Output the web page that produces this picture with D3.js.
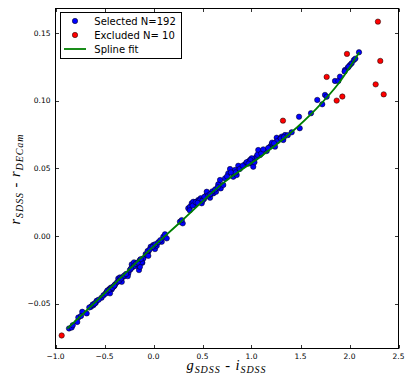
<!DOCTYPE html>
<html>
<head>
<meta charset="utf-8">
<script src="https://cdn.jsdelivr.net/npm/d3@7"></script>
<style>
  body { margin: 0; background: #fff; }
  svg { display: block; }
  .tick-label { font-family: "DejaVu Sans", sans-serif; font-size: 7.5px; fill: #000; }
  .legend-text { font-family: "DejaVu Sans", sans-serif; font-size: 10px; fill: #000; }
  .axis-label { font-family: "Liberation Serif", serif; font-style: italic; fill: #000; }
</style>
</head>
<body>
<div id="chart"></div>
<script>
// g_SDSS - i_SDSS vs r_SDSS - r_DECam
const selected = [
  [-0.862,-0.0682],[-0.835,-0.0675],[-0.767,-0.0601],[-0.727,-0.0559],[-0.682,-0.0571],
  [-0.638,-0.0522],[-0.614,-0.0510],[-0.590,-0.0493],[-0.580,-0.0478],[-0.478,-0.0412],
  [-0.461,-0.0399],[-0.444,-0.0386],[-0.427,-0.0394],[-0.410,-0.0375],[-0.444,-0.0423],
  [-0.400,-0.0369],[-0.359,-0.0313],[-0.342,-0.0305],[-0.324,-0.0338],[-0.308,-0.0301],
  [-0.281,-0.0288],[-0.257,-0.0276],[-0.263,-0.0296],[-0.216,-0.0231],[-0.196,-0.0214],
  [-0.171,-0.0207],[-0.148,-0.0251],[-0.114,-0.0197],[-0.138,-0.0177],[-0.104,-0.0165],
  [-0.080,-0.0133],[-0.053,-0.0116],[-0.222,-0.0209],[-0.199,-0.0194],[-0.171,-0.0219],
  [-0.155,-0.0202],[-0.120,-0.0194],[-0.138,-0.0227],[-0.069,-0.0140],[-0.053,-0.0146],
  [-0.029,-0.0079],[-0.002,-0.0066],[0.015,-0.0096],[0.033,-0.0072],[0.084,-0.0042],
  [0.100,-0.0005],[0.117,0.0013],[0.135,-0.0017],[0.270,0.0106],[0.298,0.0094],
  [0.288,0.0118],[0.355,0.0205],[0.372,0.0216],[0.390,0.0242],[0.406,0.0253],
  [0.423,0.0229],[0.441,0.0253],[0.457,0.0266],[0.482,0.0279],[0.492,0.0242],
  [0.515,0.0273],[0.536,0.0298],[0.543,0.0327],[0.577,0.0283],[0.594,0.0315],
  [0.610,0.0315],[0.638,0.0327],[0.661,0.0382],[0.679,0.0414],[0.686,0.0352],
  [0.712,0.0377],[0.730,0.0426],[0.763,0.0463],[0.781,0.0495],[0.814,0.0438],
  [0.849,0.0451],[0.865,0.0519],[0.832,0.0488],[0.934,0.0530],[0.967,0.0549],
  [0.985,0.0562],[1.002,0.0537],[1.018,0.0512],[1.036,0.0574],[1.053,0.0586],
  [1.069,0.0635],[1.087,0.0598],[1.002,0.0574],[1.155,0.0628],[1.189,0.0660],
  [1.206,0.0678],[1.222,0.0672],[1.240,0.0660],[1.257,0.0726],[1.291,0.0717],
  [1.308,0.0734],[1.342,0.0746],[1.324,0.0709],[1.410,0.0766],[1.485,0.0881],
  [1.492,0.0796],[1.607,0.0907],[1.671,0.1005],[1.722,0.0973],[1.750,0.1042],
  [1.767,0.1029],[1.852,0.1145],[1.886,0.1145],[1.903,0.1177],[1.954,0.1226],
  [1.982,0.1243],[2.005,0.1263],[2.022,0.1276],[2.097,0.1357],[2.045,0.1300],
  [-0.53,-0.0455],[-0.51,-0.0437],[-0.49,-0.0425],[-0.47,-0.0402],[-0.45,-0.0395],
  [-0.43,-0.0379],[-0.39,-0.0356],[-0.37,-0.0340],[-0.35,-0.0330],[-0.33,-0.0313],
  [-0.30,-0.0292],[-0.28,-0.0280],[-0.24,-0.0250],[-0.20,-0.0222],[-0.18,-0.0205],
  [-0.16,-0.0195],[-0.13,-0.0170],[-0.778,-0.0634],[-0.824,-0.0658],[-0.655,-0.0527],
  [-0.740,-0.0590],[0.37,0.0190],[0.40,0.0225],[0.43,0.0250],[0.47,0.0262],
  [0.50,0.0262],[0.52,0.0290],[0.56,0.0300],[0.60,0.0330],[0.63,0.0345],
  [0.655,0.0360],[0.79,0.0470],[0.84,0.0470],[0.88,0.0495],[0.91,0.0520],
  [0.95,0.0545],[0.99,0.0560],[1.03,0.0545],[1.06,0.0600],[1.10,0.0610],
  [1.12,0.0640],[1.17,0.0650],[1.21,0.0690],[1.26,0.0700],[1.30,0.0720],
  [1.33,0.0730],[1.37,0.0745],[-0.06,-0.0110],[-0.04,-0.0100],[-0.01,-0.0080],
  [0.02,-0.0060],[0.05,-0.0045],[0.07,-0.0030],[-0.62,-0.0505],[-0.60,-0.0498],
  [-0.56,-0.0470],[-0.42,-0.0382],[-0.40,-0.0365],[-0.23,-0.0240],[0.45,0.0245],
  [0.58,0.0310],[0.75,0.0440],[0.97,0.0535],[1.23,0.0685],[1.95,0.1215],
  [1.99,0.1250],[2.06,0.1310]
];

const excluded = [
  [-0.937,-0.0734],[2.290,0.1583],[2.314,0.1293],[2.267,0.1120],[2.349,0.1046],
  [1.974,0.1345],[1.767,0.1175],[1.869,0.1000],[1.927,0.1030],[1.321,0.0852]
];

const splineX = [-0.88, -0.50, -0.09, 0.27, 0.70, 1.14, 1.41, 1.65, 1.89, 2.10];
const splineY = [-0.0683, -0.0424, -0.0137, 0.0100, 0.0385, 0.0612, 0.0768, 0.0932, 0.1128, 0.1357];

const xTicks = [-1.0, -0.5, 0.0, 0.5, 1.0, 1.5, 2.0, 2.5];
const yTicks = [-0.05, 0.00, 0.05, 0.10, 0.15];

const legendItems = [
  { label: "Selected N=192", kind: "dot", color: "#0000ff" },
  { label: "Excluded N= 10", kind: "dot", color: "#ff0000" },
  { label: "Spline fit", kind: "line", color: "#008000" }
];

const width = 415, height = 388;
const plotLeft = 55.5, plotRight = 398.5, plotTop = 8.5, plotBottom = 348.5;

const svg = d3.select("#chart").append("svg")
  .attr("width", width)
  .attr("height", height);

const x = d3.scaleLinear().domain([-1, 2.5]).range([plotLeft, plotRight]);
const y = d3.scaleLinear().domain([-0.083, 0.168]).range([plotBottom, plotTop]);

const fmtMinus = s => s.replace("-", "\u2212");

// points
svg.append("g").selectAll("circle")
  .data(selected)
  .enter().append("circle")
  .attr("cx", d => x(d[0]))
  .attr("cy", d => y(d[1]))
  .attr("r", 2.7)
  .attr("fill", "#0000ff")
  .attr("stroke", "#000")
  .attr("stroke-width", 0.5);

svg.append("g").selectAll("circle")
  .data(excluded)
  .enter().append("circle")
  .attr("cx", d => x(d[0]))
  .attr("cy", d => y(d[1]))
  .attr("r", 2.7)
  .attr("fill", "#ff0000")
  .attr("stroke", "#000")
  .attr("stroke-width", 0.5);

// spline
const line = d3.line()
  .x(i => x(splineX[i]))
  .y(i => y(splineY[i]))
  .curve(d3.curveMonotoneX);

svg.append("path")
  .attr("d", line(d3.range(splineX.length)))
  .attr("fill", "none")
  .attr("stroke", "#008000")
  .attr("stroke-width", 1.8);

// frame
svg.append("rect")
  .attr("x", plotLeft).attr("y", plotTop)
  .attr("width", plotRight - plotLeft).attr("height", plotBottom - plotTop)
  .attr("fill", "none")
  .attr("stroke", "#000")
  .attr("stroke-width", 1);

// ticks inward on all sides
const tl = 3.5;
const ticks = svg.append("g").attr("stroke", "#000").attr("stroke-width", 0.8);
xTicks.forEach(t => {
  const px = Math.round(x(t)) + 0.5;
  ticks.append("line").attr("x1", px).attr("x2", px).attr("y1", plotBottom).attr("y2", plotBottom - tl);
  ticks.append("line").attr("x1", px).attr("x2", px).attr("y1", plotTop).attr("y2", plotTop + tl);
});
yTicks.forEach(t => {
  const py = Math.round(y(t)) + 0.5;
  ticks.append("line").attr("x1", plotLeft).attr("x2", plotLeft + tl).attr("y1", py).attr("y2", py);
  ticks.append("line").attr("x1", plotRight).attr("x2", plotRight - tl).attr("y1", py).attr("y2", py);
});

svg.append("g").selectAll("text")
  .data(xTicks)
  .enter().append("text")
  .attr("class", "tick-label")
  .attr("x", d => x(d))
  .attr("y", plotBottom + 10)
  .attr("text-anchor", "middle")
  .text(d => fmtMinus(d3.format(".1f")(d)));

svg.append("g").selectAll("text")
  .data(yTicks)
  .enter().append("text")
  .attr("class", "tick-label")
  .attr("x", plotLeft - 5)
  .attr("y", d => y(d) + 2.7)
  .attr("text-anchor", "end")
  .text(d => fmtMinus(d3.format(".2f")(d)));

// axis labels with subscripts
function mathLabel(sel, parts) {
  parts.forEach(p => {
    sel.append("tspan")
      .attr("font-size", p.sub ? 10 : 14.5)
      .attr("dy", p.dy || 0)
      .attr("font-style", p.upright ? "normal" : "italic")
      .text(p.t);
  });
}

const xl = svg.append("text")
  .attr("class", "axis-label")
  .attr("x", (plotLeft + plotRight) / 2 - 1)
  .attr("y", 370)
  .attr("text-anchor", "middle")
  .attr("textLength", 79)
  .attr("lengthAdjust", "spacing");
mathLabel(xl, [
  { t: "g" }, { t: "SDSS", sub: true, dy: 3 },
  { t: " - ", upright: true, dy: -3 },
  { t: "i" }, { t: "SDSS", sub: true, dy: 3 }
]);

const yl = svg.append("text")
  .attr("class", "axis-label")
  .attr("transform", `translate(20,${(plotTop + plotBottom) / 2 + 1}) rotate(-90)`)
  .attr("text-anchor", "middle")
  .attr("textLength", 90)
  .attr("lengthAdjust", "spacing");
mathLabel(yl, [
  { t: "r" }, { t: "SDSS", sub: true, dy: 3 },
  { t: " - ", upright: true, dy: -3 },
  { t: "r" }, { t: "DECam", sub: true, dy: 3 }
]);

// legend
const lg = svg.append("g");
lg.append("rect")
  .attr("x", 60.5).attr("y", 12.5)
  .attr("width", 121).attr("height", 46)
  .attr("fill", "#fff")
  .attr("stroke", "#000")
  .attr("stroke-width", 1);

legendItems.forEach((d, i) => {
  const cy = 21 + i * 14;
  if (d.kind === "dot") {
    lg.append("circle")
      .attr("cx", 75).attr("cy", cy).attr("r", 2.7)
      .attr("fill", d.color).attr("stroke", "#000").attr("stroke-width", 0.5);
  } else {
    lg.append("line")
      .attr("x1", 64).attr("x2", 86).attr("y1", cy).attr("y2", cy)
      .attr("stroke", d.color).attr("stroke-width", 1.8);
  }
  lg.append("text")
    .attr("class", "legend-text")
    .attr("x", 94.3)
    .attr("y", cy + 3.6)
    .text(d.label);
});
</script>
</body>
</html>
----
▸ **Short task**: Search the data for "with". Copy every line that has it.

▸ **Solution for this problem**:
Output the web page that produces this picture with D3.js.
// axis labels with subscripts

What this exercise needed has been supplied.